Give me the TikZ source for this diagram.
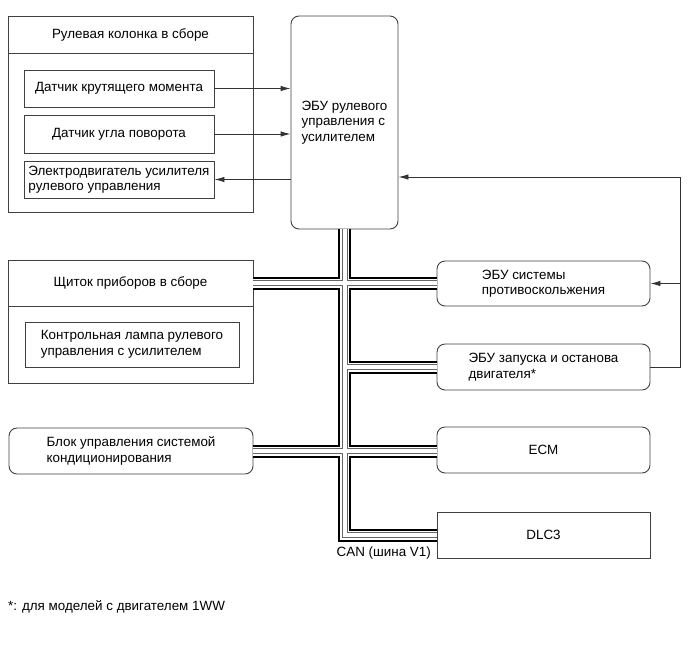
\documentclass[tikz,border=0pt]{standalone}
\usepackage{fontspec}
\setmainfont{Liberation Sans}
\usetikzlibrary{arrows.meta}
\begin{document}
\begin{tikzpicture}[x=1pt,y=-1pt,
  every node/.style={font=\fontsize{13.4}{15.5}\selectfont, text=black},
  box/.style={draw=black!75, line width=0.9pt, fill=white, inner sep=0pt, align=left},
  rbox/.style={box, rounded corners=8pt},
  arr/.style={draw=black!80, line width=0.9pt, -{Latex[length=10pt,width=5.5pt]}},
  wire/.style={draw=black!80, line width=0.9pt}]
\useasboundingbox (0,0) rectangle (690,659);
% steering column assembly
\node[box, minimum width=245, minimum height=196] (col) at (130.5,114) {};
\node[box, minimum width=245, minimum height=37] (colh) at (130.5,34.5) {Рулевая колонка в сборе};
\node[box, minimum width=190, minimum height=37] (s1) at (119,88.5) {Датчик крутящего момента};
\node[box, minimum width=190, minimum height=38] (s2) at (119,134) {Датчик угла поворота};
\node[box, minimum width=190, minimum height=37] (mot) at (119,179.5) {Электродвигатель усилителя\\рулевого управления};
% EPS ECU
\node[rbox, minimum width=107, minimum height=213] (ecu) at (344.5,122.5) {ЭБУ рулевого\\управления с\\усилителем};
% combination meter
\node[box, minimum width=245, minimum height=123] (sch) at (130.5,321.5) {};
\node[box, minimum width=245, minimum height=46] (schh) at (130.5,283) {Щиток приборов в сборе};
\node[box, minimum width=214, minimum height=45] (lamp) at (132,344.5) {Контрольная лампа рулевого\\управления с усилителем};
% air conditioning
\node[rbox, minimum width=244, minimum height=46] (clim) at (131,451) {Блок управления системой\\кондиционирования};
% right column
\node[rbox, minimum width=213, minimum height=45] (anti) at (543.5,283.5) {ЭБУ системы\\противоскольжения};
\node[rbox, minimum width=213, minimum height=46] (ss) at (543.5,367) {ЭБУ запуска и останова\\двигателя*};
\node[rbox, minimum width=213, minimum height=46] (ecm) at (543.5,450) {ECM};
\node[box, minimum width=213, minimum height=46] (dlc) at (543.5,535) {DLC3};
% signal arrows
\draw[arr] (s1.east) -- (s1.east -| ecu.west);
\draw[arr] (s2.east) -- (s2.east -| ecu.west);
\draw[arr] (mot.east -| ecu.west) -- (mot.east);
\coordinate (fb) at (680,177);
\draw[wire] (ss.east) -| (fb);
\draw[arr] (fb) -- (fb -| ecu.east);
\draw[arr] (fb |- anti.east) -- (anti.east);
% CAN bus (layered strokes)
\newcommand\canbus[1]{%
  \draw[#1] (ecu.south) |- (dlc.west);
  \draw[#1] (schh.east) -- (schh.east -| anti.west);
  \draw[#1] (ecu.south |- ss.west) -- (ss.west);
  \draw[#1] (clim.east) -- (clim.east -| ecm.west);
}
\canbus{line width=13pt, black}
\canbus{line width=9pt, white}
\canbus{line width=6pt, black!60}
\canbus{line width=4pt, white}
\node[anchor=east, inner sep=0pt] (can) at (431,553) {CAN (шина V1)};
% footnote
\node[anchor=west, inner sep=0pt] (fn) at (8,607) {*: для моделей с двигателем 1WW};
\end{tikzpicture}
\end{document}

+ + + + +

▸ Exercise description:
Quote all the lines above exactly as given. Do not include the pictures.

▸ Written reply:
Give me the TikZ source for this diagram.
\documentclass[tikz,border=0pt]{standalone}
\usepackage{fontspec}
\setmainfont{Liberation Sans}
\usetikzlibrary{arrows.meta}
\begin{document}
\begin{tikzpicture}[x=1pt,y=-1pt,
  every node/.style={font=\fontsize{13.4}{15.5}\selectfont, text=black},
  box/.style={draw=black!75, line width=0.9pt, fill=white, inner sep=0pt, align=left},
  rbox/.style={box, rounded corners=8pt},
  arr/.style={draw=black!80, line width=0.9pt, -{Latex[length=10pt,width=5.5pt]}},
  wire/.style={draw=black!80, line width=0.9pt}]
\useasboundingbox (0,0) rectangle (690,659);
% steering column assembly
\node[box, minimum width=245, minimum height=196] (col) at (130.5,114) {};
\node[box, minimum width=245, minimum height=37] (colh) at (130.5,34.5) {Рулевая колонка в сборе};
\node[box, minimum width=190, minimum height=37] (s1) at (119,88.5) {Датчик крутящего момента};
\node[box, minimum width=190, minimum height=38] (s2) at (119,134) {Датчик угла поворота};
\node[box, minimum width=190, minimum height=37] (mot) at (119,179.5) {Электродвигатель усилителя\\рулевого управления};
% EPS ECU
\node[rbox, minimum width=107, minimum height=213] (ecu) at (344.5,122.5) {ЭБУ рулевого\\управления с\\усилителем};
% combination meter
\node[box, minimum width=245, minimum height=123] (sch) at (130.5,321.5) {};
\node[box, minimum width=245, minimum height=46] (schh) at (130.5,283) {Щиток приборов в сборе};
\node[box, minimum width=214, minimum height=45] (lamp) at (132,344.5) {Контрольная лампа рулевого\\управления с усилителем};
% air conditioning
\node[rbox, minimum width=244, minimum height=46] (clim) at (131,451) {Блок управления системой\\кондиционирования};
% right column
\node[rbox, minimum width=213, minimum height=45] (anti) at (543.5,283.5) {ЭБУ системы\\противоскольжения};
\node[rbox, minimum width=213, minimum height=46] (ss) at (543.5,367) {ЭБУ запуска и останова\\двигателя*};
\node[rbox, minimum width=213, minimum height=46] (ecm) at (543.5,450) {ECM};
\node[box, minimum width=213, minimum height=46] (dlc) at (543.5,535) {DLC3};
% signal arrows
\draw[arr] (s1.east) -- (s1.east -| ecu.west);
\draw[arr] (s2.east) -- (s2.east -| ecu.west);
\draw[arr] (mot.east -| ecu.west) -- (mot.east);
\coordinate (fb) at (680,177);
\draw[wire] (ss.east) -| (fb);
\draw[arr] (fb) -- (fb -| ecu.east);
\draw[arr] (fb |- anti.east) -- (anti.east);
% CAN bus (layered strokes)
\newcommand\canbus[1]{%
  \draw[#1] (ecu.south) |- (dlc.west);
  \draw[#1] (schh.east) -- (schh.east -| anti.west);
  \draw[#1] (ecu.south |- ss.west) -- (ss.west);
  \draw[#1] (clim.east) -- (clim.east -| ecm.west);
}
\canbus{line width=13pt, black}
\canbus{line width=9pt, white}
\canbus{line width=6pt, black!60}
\canbus{line width=4pt, white}
\node[anchor=east, inner sep=0pt] (can) at (431,553) {CAN (шина V1)};
% footnote
\node[anchor=west, inner sep=0pt] (fn) at (8,607) {*: для моделей с двигателем 1WW};
\end{tikzpicture}
\end{document}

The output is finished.